First, check the timestamp. Always. If your app hasn't refreshed in 10 minutes, you're looking at a ghost. Refresh manually.
Second, look at the Velocity product, not just Reflectivity. Reflectivity is the "pretty colors" of rain. Velocity shows you which way the wind is blowing. If you see a "couplet" (that red and green pairing I mentioned), ignore the rain and seek shelter.
Third, understand the "Cone of Silence." Since the radar is in Ellendale, it can't see what's directly above itself. If a storm is sitting right on top of the sensor, it might disappear from the map entirely. If you're in Southern Kent County and the radar looks "clear" while it's pouring, you might be in the cone. Check the Philadelphia (KDIX) or Salisbury (KDOX) feeds for a "second opinion" from a different angle.

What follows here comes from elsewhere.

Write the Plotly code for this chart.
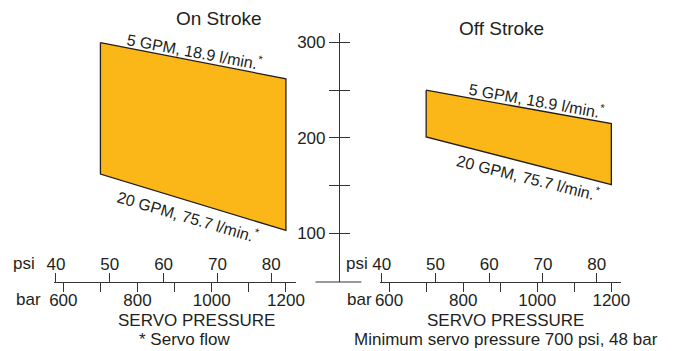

Finally, don't trust "Radar Predictions" more than two hours out. Most apps use a simple linear extrapolation. They assume the storm will move in a straight line at a constant speed. Nature is rarely that polite. Use the radar to see what’s happening now, and use the NWS discussions (the text-only briefings) to understand the "why" behind the movement.
Dover's weather is a moving target. The Bay, the Ocean, and the flat farmland all play a role. The radar is just one tool—a powerful, slightly flawed, and incredibly complex one—that helps us make sense of the chaos.